── DATA EXCERPTS ──
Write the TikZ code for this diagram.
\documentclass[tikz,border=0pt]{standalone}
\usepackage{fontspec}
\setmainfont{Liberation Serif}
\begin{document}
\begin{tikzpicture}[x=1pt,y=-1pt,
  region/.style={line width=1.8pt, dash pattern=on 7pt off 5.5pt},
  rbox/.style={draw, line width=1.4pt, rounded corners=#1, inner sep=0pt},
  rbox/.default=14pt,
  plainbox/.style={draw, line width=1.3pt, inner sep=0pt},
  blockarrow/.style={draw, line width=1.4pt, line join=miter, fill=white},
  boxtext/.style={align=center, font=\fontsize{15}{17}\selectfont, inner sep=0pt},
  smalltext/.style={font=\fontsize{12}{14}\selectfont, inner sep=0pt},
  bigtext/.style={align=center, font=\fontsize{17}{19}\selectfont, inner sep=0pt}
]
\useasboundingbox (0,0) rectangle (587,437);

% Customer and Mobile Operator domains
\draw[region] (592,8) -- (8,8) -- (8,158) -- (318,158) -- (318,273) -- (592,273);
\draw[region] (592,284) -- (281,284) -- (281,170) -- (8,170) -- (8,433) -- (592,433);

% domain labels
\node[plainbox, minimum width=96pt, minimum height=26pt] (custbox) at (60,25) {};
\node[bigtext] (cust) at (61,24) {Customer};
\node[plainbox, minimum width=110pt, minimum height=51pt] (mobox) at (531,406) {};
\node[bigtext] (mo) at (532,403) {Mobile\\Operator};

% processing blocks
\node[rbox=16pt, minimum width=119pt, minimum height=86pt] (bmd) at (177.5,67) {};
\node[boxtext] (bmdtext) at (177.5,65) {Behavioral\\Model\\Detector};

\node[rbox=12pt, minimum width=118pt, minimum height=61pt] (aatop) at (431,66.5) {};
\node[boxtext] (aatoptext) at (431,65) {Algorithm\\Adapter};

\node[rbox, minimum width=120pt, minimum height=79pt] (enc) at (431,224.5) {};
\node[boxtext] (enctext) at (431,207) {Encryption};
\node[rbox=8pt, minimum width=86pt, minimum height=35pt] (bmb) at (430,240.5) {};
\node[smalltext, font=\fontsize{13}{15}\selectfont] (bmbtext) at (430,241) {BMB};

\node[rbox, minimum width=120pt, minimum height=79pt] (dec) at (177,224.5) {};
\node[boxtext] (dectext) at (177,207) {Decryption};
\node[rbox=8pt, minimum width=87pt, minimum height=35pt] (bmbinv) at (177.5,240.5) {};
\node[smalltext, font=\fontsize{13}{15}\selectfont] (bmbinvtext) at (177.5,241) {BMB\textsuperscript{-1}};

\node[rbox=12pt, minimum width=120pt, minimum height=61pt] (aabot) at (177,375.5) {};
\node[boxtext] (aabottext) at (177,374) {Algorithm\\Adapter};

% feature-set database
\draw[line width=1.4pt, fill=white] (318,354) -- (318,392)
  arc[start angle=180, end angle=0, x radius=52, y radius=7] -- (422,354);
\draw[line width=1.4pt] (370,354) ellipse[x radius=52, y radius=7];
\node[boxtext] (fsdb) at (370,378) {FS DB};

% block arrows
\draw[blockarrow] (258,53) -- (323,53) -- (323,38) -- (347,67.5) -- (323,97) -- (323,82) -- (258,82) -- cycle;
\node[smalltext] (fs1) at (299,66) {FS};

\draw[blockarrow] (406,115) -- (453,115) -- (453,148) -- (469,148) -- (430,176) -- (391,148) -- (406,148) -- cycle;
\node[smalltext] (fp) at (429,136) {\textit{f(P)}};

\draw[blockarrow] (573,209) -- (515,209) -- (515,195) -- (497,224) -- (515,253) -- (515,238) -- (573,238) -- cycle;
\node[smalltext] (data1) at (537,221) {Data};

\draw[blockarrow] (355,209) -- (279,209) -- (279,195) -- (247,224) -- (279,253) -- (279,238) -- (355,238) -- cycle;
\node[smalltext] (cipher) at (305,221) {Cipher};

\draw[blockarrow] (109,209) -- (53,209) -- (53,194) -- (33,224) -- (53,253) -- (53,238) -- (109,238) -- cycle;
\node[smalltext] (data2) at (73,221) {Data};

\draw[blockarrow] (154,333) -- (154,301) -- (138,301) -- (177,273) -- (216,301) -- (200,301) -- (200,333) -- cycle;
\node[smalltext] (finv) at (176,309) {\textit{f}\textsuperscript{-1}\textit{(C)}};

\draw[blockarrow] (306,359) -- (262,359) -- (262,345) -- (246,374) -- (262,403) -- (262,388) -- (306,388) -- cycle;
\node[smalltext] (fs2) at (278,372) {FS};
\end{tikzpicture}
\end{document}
───
── DATA EXCERPTS ──
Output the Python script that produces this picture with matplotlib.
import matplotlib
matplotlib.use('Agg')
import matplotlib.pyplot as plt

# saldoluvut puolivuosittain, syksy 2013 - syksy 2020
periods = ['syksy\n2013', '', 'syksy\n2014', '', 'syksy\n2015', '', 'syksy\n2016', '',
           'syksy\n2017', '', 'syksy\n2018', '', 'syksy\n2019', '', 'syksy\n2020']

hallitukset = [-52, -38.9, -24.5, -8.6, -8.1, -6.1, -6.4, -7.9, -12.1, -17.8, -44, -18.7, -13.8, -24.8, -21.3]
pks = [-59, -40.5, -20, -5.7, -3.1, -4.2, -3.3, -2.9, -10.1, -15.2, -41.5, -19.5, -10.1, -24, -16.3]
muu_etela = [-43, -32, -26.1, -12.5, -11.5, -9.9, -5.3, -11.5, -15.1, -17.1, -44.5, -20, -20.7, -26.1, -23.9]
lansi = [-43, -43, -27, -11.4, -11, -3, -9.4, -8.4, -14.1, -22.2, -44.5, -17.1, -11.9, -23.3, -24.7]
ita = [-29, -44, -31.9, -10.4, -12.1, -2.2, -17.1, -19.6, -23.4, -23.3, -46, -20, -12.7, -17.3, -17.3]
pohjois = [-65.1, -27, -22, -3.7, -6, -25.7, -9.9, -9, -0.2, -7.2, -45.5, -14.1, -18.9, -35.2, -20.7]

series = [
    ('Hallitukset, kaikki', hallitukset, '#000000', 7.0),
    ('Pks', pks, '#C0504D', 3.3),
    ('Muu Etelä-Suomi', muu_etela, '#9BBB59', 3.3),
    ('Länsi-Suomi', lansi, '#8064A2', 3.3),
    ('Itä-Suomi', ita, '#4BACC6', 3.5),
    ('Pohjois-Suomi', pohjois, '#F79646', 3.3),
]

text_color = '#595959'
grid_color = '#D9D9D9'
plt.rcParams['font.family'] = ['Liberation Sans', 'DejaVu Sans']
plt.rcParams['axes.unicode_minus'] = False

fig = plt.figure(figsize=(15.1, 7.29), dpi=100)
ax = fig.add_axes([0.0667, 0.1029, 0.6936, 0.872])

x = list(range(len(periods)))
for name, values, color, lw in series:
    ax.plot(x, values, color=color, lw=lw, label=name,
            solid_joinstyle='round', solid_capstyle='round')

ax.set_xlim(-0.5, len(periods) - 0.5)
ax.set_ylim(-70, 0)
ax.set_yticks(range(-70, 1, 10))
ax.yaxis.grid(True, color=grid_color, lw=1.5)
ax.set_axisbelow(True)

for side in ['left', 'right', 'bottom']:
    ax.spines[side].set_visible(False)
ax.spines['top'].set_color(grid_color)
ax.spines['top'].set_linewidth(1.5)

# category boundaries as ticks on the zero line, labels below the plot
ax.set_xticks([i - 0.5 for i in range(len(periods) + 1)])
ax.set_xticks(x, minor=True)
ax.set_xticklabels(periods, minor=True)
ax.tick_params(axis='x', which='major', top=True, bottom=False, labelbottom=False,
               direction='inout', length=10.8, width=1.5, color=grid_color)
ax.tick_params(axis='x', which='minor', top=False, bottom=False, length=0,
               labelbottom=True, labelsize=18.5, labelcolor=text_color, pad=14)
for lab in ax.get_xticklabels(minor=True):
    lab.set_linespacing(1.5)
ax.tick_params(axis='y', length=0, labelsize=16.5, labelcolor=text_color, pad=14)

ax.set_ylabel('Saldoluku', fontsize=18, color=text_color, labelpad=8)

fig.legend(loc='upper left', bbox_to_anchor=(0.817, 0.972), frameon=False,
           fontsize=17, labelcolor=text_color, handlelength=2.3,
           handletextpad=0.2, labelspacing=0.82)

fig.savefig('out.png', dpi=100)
───
── DATA EXCERPTS ──
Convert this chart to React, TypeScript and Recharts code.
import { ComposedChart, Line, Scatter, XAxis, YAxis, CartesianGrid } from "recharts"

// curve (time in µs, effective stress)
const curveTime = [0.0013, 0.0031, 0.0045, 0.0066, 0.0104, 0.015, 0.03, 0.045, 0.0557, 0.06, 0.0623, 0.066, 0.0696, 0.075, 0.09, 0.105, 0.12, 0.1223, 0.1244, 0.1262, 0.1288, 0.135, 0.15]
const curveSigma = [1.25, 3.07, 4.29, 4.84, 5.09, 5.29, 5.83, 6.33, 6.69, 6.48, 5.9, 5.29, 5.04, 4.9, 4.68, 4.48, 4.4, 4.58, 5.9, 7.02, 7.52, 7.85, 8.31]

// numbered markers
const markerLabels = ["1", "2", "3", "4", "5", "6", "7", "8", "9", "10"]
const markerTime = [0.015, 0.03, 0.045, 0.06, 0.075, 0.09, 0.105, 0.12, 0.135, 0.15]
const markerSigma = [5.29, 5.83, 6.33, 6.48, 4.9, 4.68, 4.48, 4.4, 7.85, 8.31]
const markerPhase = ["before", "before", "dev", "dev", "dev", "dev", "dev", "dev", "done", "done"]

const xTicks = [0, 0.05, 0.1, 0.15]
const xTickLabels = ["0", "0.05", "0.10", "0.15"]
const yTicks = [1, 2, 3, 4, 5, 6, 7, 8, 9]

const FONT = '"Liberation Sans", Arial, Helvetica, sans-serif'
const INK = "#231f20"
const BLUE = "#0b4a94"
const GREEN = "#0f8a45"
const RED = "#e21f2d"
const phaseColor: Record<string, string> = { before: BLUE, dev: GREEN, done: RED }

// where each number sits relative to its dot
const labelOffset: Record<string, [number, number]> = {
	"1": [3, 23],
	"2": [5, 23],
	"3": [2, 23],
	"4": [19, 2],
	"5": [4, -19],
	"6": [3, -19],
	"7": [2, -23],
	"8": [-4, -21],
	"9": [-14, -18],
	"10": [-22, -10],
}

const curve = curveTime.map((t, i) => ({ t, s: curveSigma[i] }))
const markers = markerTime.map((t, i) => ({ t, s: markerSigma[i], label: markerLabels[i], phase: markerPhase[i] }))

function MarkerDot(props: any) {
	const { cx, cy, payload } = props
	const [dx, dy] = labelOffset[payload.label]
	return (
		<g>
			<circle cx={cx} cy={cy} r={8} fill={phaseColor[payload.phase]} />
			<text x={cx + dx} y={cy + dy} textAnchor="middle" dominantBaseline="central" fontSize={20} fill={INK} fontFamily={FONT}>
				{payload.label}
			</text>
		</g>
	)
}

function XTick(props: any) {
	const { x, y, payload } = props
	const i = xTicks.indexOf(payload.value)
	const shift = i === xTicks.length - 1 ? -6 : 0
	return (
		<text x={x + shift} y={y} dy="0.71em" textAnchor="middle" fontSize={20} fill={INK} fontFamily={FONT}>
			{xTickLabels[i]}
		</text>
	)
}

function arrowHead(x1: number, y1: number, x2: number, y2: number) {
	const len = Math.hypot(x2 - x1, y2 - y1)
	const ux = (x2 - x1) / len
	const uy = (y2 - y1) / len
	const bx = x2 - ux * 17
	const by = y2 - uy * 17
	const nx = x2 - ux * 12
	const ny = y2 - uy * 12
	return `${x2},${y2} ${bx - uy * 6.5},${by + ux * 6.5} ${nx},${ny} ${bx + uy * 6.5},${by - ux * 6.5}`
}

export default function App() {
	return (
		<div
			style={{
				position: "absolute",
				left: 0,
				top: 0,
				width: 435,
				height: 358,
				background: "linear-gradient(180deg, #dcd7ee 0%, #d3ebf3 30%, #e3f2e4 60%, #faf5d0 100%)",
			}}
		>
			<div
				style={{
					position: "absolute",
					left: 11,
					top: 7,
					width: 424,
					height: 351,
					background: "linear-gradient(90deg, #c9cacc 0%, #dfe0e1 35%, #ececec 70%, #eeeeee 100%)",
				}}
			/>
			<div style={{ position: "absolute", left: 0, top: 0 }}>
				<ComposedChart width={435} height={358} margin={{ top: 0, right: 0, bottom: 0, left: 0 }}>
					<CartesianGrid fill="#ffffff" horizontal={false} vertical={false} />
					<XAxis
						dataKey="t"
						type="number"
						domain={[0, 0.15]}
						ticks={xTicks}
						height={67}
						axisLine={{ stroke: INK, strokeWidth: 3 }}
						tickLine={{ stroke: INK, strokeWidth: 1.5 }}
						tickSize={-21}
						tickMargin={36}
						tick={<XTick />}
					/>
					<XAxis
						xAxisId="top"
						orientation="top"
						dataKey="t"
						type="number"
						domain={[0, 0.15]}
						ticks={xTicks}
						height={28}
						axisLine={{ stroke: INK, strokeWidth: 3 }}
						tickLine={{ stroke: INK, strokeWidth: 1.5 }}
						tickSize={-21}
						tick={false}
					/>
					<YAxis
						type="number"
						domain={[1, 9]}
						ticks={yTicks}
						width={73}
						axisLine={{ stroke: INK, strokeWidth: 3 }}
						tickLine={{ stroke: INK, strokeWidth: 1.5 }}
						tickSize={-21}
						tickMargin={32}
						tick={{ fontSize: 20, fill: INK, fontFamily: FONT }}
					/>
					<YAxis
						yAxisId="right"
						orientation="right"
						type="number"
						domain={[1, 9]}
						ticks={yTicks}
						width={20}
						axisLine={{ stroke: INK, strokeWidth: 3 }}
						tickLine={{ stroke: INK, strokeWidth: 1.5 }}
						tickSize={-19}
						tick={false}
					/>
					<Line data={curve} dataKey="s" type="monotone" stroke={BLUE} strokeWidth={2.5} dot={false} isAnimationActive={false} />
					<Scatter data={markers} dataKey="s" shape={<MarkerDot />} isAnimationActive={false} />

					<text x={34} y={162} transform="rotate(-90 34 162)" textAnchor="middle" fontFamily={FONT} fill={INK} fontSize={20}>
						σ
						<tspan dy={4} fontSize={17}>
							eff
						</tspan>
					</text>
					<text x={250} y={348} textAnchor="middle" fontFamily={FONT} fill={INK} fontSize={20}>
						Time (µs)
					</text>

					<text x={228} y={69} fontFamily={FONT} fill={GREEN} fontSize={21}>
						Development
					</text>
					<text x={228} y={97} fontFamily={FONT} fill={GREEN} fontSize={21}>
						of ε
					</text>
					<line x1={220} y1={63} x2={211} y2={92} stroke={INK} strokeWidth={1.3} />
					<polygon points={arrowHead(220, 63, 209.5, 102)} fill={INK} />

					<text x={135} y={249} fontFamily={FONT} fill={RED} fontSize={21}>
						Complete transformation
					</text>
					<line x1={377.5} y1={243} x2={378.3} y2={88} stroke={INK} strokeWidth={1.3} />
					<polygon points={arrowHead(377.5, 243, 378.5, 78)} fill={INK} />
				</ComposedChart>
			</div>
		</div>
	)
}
───
WHAT YOU WILL DO:
Show every line from the entries above in which the word "this" appears.

FINAL RESULT:
Write the TikZ code for this diagram.
Output the Python script that produces this picture with matplotlib.
Convert this chart to React, TypeScript and Recharts code.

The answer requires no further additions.